The CW representative then went on to boast about two new series premiering this fall, which she assured her colleagues would appeal to “family” audiences. In Jane the Virgin, a shy, virginal high-school student who, in the charming words of her best friend, “hasn’t boned”, is accidentally impregnated during a routine gynecological exam and finds herself pregnant without having had sex. The Messengers, according to CW’s rep, is about a group of people who “die, come back as angels, defy God, and try to stop the Rapture.” Whatever one’s view of eschatology, the notion that a show premised on “defying God” and stopping the Rapture will appeal to devout Christians seems beyond clueless. How totally tone-deaf are the network’s executives and their so-called “creative” staffs, anyway? And why should the millions upon millions of Americans who are devout believers be happy that the airwaves they themselves own are being polluted with such rubbish?
To be fair, not everyone on the panel was so obtuse. One media representative (unsurprisingly, from the family-friendly Hallmark Channel) did state that “there’s so much content that’s so sexual, so graphic, and so dark, that positive and inspirational shows are more desired by audiences today.” And the representative from the National Geographic Channel rightly pointed out that most of the entertainment industry is “too focused on New York and Los Angeles, which are very secular. If you’re looking at middle America, family, faith, and inspirational shows are much stronger with audiences,” using as an example the huge success of the mini-series The Bible on the History Channel.
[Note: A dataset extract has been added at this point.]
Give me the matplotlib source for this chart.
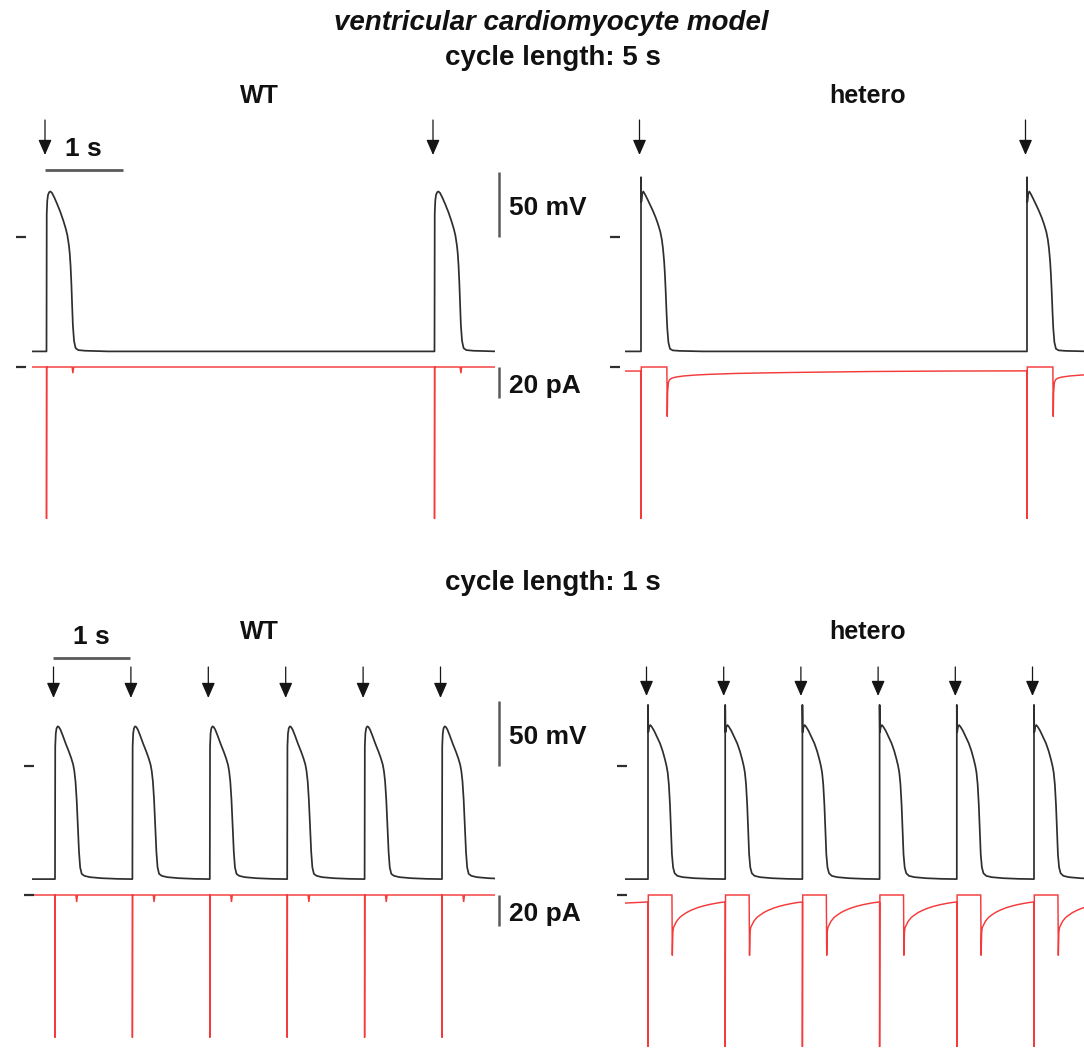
import matplotlib
matplotlib.use("Agg")
import matplotlib.pyplot as plt

plt.rcParams['font.family'] = ['Liberation Sans', 'DejaVu Sans']

# ---------------- data ----------------
# stimulus times (s)
stim_5s = [0.0, 5.0]
stim_1s = [0.0, 1.0, 2.0, 3.0, 4.0, 5.0]

# WT action potential, cycle length 5 s (time after stimulus in s, mV)
wt5_t = [0.0, 0.003, 0.01, 0.02, 0.035, 0.05, 0.07, 0.10, 0.14, 0.18, 0.22, 0.25, 0.27,
         0.29, 0.30, 0.31, 0.32, 0.33, 0.34, 0.355, 0.375, 0.41, 0.50, 0.80, 5.0]
wt5_v = [-88, 18, 28, 32.5, 34.5, 35, 34, 30.5, 25, 19, 12, 6, 1,
         -7, -13, -22, -35, -52, -68, -80, -85.5, -87, -87.5, -88, -88]
# WT current, cycle length 5 s (pA)
wt5_it = [0.0, 0.0, 0.003, 0.33, 0.34, 0.35, 5.0]
wt5_i = [0.0, -98, 0.0, 0.0, -4.0, 0.0, 0.0]

# hetero action potential, cycle length 5 s
het5_t = [0.0, 0.0, 0.004, 0.015, 0.03, 0.05, 0.08, 0.12, 0.155, 0.19, 0.22, 0.25, 0.27,
          0.285, 0.30, 0.31, 0.32, 0.33, 0.34, 0.355, 0.375, 0.41, 0.50, 0.80, 5.0]
het5_v = [-88, 46, 27, 33, 35, 33, 29.5, 24.5, 20, 15, 10, 4, -2,
          -9, -19, -29, -42, -57, -70, -81, -86, -87.2, -87.6, -88, -88]
# hetero current, cycle length 5 s
het5_it = [0.0, 0.0, 0.004, 0.335, 0.34, 0.345, 0.355, 0.37, 0.40, 0.45, 0.55, 0.70,
           0.90, 1.2, 1.6, 2.0, 2.5, 3.0, 4.0, 5.0]
het5_i = [-2.6, -98, 0.0, 0.0, -32, -16, -10, -8.2, -7.2, -6.5, -5.8, -5.2,
          -4.7, -4.2, -3.8, -3.5, -3.2, -2.9, -2.6, -2.5]

# WT action potential, cycle length 1 s
wt1_t = [0.0, 0.003, 0.01, 0.02, 0.035, 0.05, 0.07, 0.10, 0.14, 0.18, 0.21, 0.235, 0.25,
         0.265, 0.28, 0.295, 0.31, 0.325, 0.345, 0.38, 0.45, 0.60, 0.80, 1.0]
wt1_v = [-87, 15, 25, 29, 30.5, 30, 28, 23.5, 17, 11, 6, 1, -4,
         -12, -26, -46, -66, -78, -83, -84.5, -85.5, -86.3, -86.8, -87]
wt1_it = [0.0, 0.0, 0.003, 0.27, 0.28, 0.29, 1.0]
wt1_i = [0.0, -92, 0.0, 0.0, -4.5, 0.0, 0.0]

# hetero action potential, cycle length 1 s
het1_t = [0.0, 0.0, 0.004, 0.015, 0.03, 0.05, 0.08, 0.12, 0.155, 0.19, 0.22, 0.24, 0.255,
          0.27, 0.285, 0.298, 0.31, 0.325, 0.345, 0.38, 0.45, 0.60, 0.80, 1.0]
het1_v = [-87, 47, 26, 30, 31.5, 30, 27, 22, 17.5, 11.5, 5, 0, -5,
          -14, -30, -50, -68, -78, -82.5, -84.5, -85.5, -86.3, -86.8, -87]
het1_it = [0.0, 0.0, 0.004, 0.31, 0.315, 0.322, 0.33, 0.345, 0.37, 0.41, 0.45, 0.50,
           0.56, 0.63, 0.70, 0.78, 0.86, 0.93, 1.0]
het1_i = [-4.5, -98, 0.0, 0.0, -39, -24, -21, -19.5, -17, -14.5, -13, -11.3,
          -9.8, -8.4, -7.3, -6.3, -5.5, -4.9, -4.5]

# resting values before the first stimulus
rest_v = {"wt5": -88, "het5": -88, "wt1": -87, "het1": -87}
rest_i = {"wt5": 0.0, "het5": -2.6, "wt1": 0.0, "het1": -5.2}

title_main = "ventricular cardiomyocyte model"
title_5s = "cycle length: 5 s"
title_1s = "cycle length: 1 s"
groups = ["WT", "hetero"]
v_bar_label = "50 mV"
i_bar_label = "20 pA"
t_bar_label = "1 s"

# ---------------- figure ----------------
W, H = 1084, 1048
fig = plt.figure(figsize=(W / 100, H / 100), dpi=100)
fig.patch.set_facecolor("white")

BLACK = "#2e2e2e"
RED = "#f43a3a"
GREY = "#5a5a5a"


def px_axes(x0, pps, t_lo, t_hi, zero_px, ppu, y_top, y_bot):
    left = x0 + pps * t_lo
    right = x0 + pps * t_hi
    ax = fig.add_axes([left / W, 1 - y_bot / H, (right - left) / W, (y_bot - y_top) / H])
    ax.set_xlim(t_lo, t_hi)
    ax.set_ylim((zero_px - y_bot) / ppu, (zero_px - y_top) / ppu)
    ax.axis("off")
    return ax


def build(stims, bt, bv, t_start, pre):
    tt = [t_start]
    vv = [pre]
    for s in stims:
        tt += [s + x for x in bt]
        vv += list(bv)
    return tt, vv


def panel(key, stims, bt, bv, it, iv, x0, pps, t_lo, t_hi, v0_px, i0_px,
          v_top, v_bot, i_top, i_bot, arrow_top, arrow_tip, scalebars, tbar=None):
    ppm = 1.3   # px per mV
    ppa = 1.55  # px per pA
    axv = px_axes(x0, pps, t_lo, t_hi, v0_px, ppm, v_top, v_bot)
    axi = px_axes(x0, pps, t_lo, t_hi, i0_px, ppa, i_top, i_bot)
    t, v = build(stims, bt, bv, t_lo, rest_v[key])
    axv.plot(t, v, color=BLACK, lw=1.25, solid_joinstyle="round")
    t, i = build(stims, it, iv, t_lo, rest_i[key])
    axi.plot(t, i, color=RED, lw=1.05, solid_joinstyle="miter")

    # zero-level markers
    m0 = -31 / pps
    m1 = -21 / pps
    axv.plot([m0, m1], [0, 0], color=BLACK, lw=1.6, clip_on=False, solid_capstyle="butt")
    axi.plot([m0, m1], [0, 0], color=BLACK, lw=1.6, clip_on=False, solid_capstyle="butt")

    # stimulus arrows
    ya = (v0_px - arrow_top) / ppm
    yb = (v0_px - arrow_tip) / ppm
    for s in stims:
        if t_lo <= s <= t_hi:
            axv.annotate("", xy=(s - 1.5 / pps, yb), xytext=(s - 1.5 / pps, ya),
                         annotation_clip=False,
                         arrowprops=dict(arrowstyle="-|>,head_length=0.55,head_width=0.24",
                                         color="#151515", lw=0.9, shrinkA=0, shrinkB=0,
                                         mutation_scale=17))

    if scalebars:
        xb = (499 - x0) / pps
        axv.plot([xb, xb], [0, 50], color=GREY, lw=1.8, clip_on=False, solid_capstyle="butt")
        axi.plot([xb, xb], [0, -20], color=GREY, lw=1.8, clip_on=False, solid_capstyle="butt")
        xt = (509 - x0) / pps
        axv.text(xt, 22, v_bar_label, ha="left", va="center", fontsize=19,
                 fontweight="bold", color="#111111", clip_on=False)
        axi.text(xt, -12, i_bar_label, ha="left", va="center", fontsize=19,
                 fontweight="bold", color="#111111", clip_on=False)
    if tbar is not None:
        tb_x, tb_y, txt_y = tbar
        t0 = (tb_x - x0) / pps
        yy = (v0_px - tb_y) / ppm
        axv.plot([t0, t0 + 1.0], [yy, yy], color=GREY, lw=2.0, clip_on=False,
                 solid_capstyle="butt")
        axv.text(t0 + 0.5, (v0_px - txt_y) / ppm, t_bar_label, ha="center", va="center",
                 fontsize=19, fontweight="bold", color="#111111", clip_on=False)
    return axv, axi


# top row: cycle length 5 s
panel("wt5", stim_5s, wt5_t, wt5_v, wt5_it, wt5_i, x0=46.5, pps=77.6,
      t_lo=(32 - 46.5) / 77.6, t_hi=(495 - 46.5) / 77.6, v0_px=237, i0_px=367,
      v_top=110, v_bot=362, i_top=358, i_bot=524, arrow_top=120, arrow_tip=155,
      scalebars=True, tbar=(45, 170, 149))
panel("het5", stim_5s, het5_t, het5_v, het5_it, het5_i, x0=641, pps=77.2,
      t_lo=(625 - 641) / 77.2, t_hi=(1095 - 641) / 77.2, v0_px=237, i0_px=367,
      v_top=110, v_bot=362, i_top=358, i_bot=524, arrow_top=120, arrow_tip=155,
      scalebars=False)

# bottom row: cycle length 1 s
panel("wt1", stim_1s, wt1_t, wt1_v, wt1_it, wt1_i, x0=55, pps=77.4,
      t_lo=(32 - 55) / 77.4, t_hi=(495 - 55) / 77.4, v0_px=766, i0_px=895,
      v_top=640, v_bot=890, i_top=886, i_bot=1048, arrow_top=667, arrow_tip=698,
      scalebars=True, tbar=(53, 658, 637))
panel("het1", stim_1s, het1_t, het1_v, het1_it, het1_i, x0=648, pps=77.2,
      t_lo=(625 - 648) / 77.2, t_hi=(1095 - 648) / 77.2, v0_px=766, i0_px=895,
      v_top=640, v_bot=890, i_top=886, i_bot=1050, arrow_top=667, arrow_tip=696,
      scalebars=False)


# titles
def ftext(x, y, s, **kw):
    fig.text(x / W, 1 - y / H, s, ha="center", va="center", color="#111111", **kw)


ftext(551, 23, title_main, fontsize=20, fontweight="bold", style="italic")
ftext(553, 58, title_5s, fontsize=20, fontweight="bold")
ftext(259, 96, groups[0], fontsize=18, fontweight="bold")
ftext(868, 96, groups[1], fontsize=18, fontweight="bold")
ftext(553, 583, title_1s, fontsize=20, fontweight="bold")
ftext(259, 632, groups[0], fontsize=18, fontweight="bold")
ftext(868, 632, groups[1], fontsize=18, fontweight="bold")

fig.savefig("out.png", dpi=100, facecolor="white")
Overall, the Faith and Family Entertainment conference showed the current divided state of the media world: there is a small but growing number of program creators and producers who understand, and are sincerely committed to, family entertainment and faith-based programming; and there is the extant, entrenched industry, run by huge mega-conglomerates, which is cynical and totally clueless about such programming – to the point that, even when they want to make money off of family audiences, don’t know how.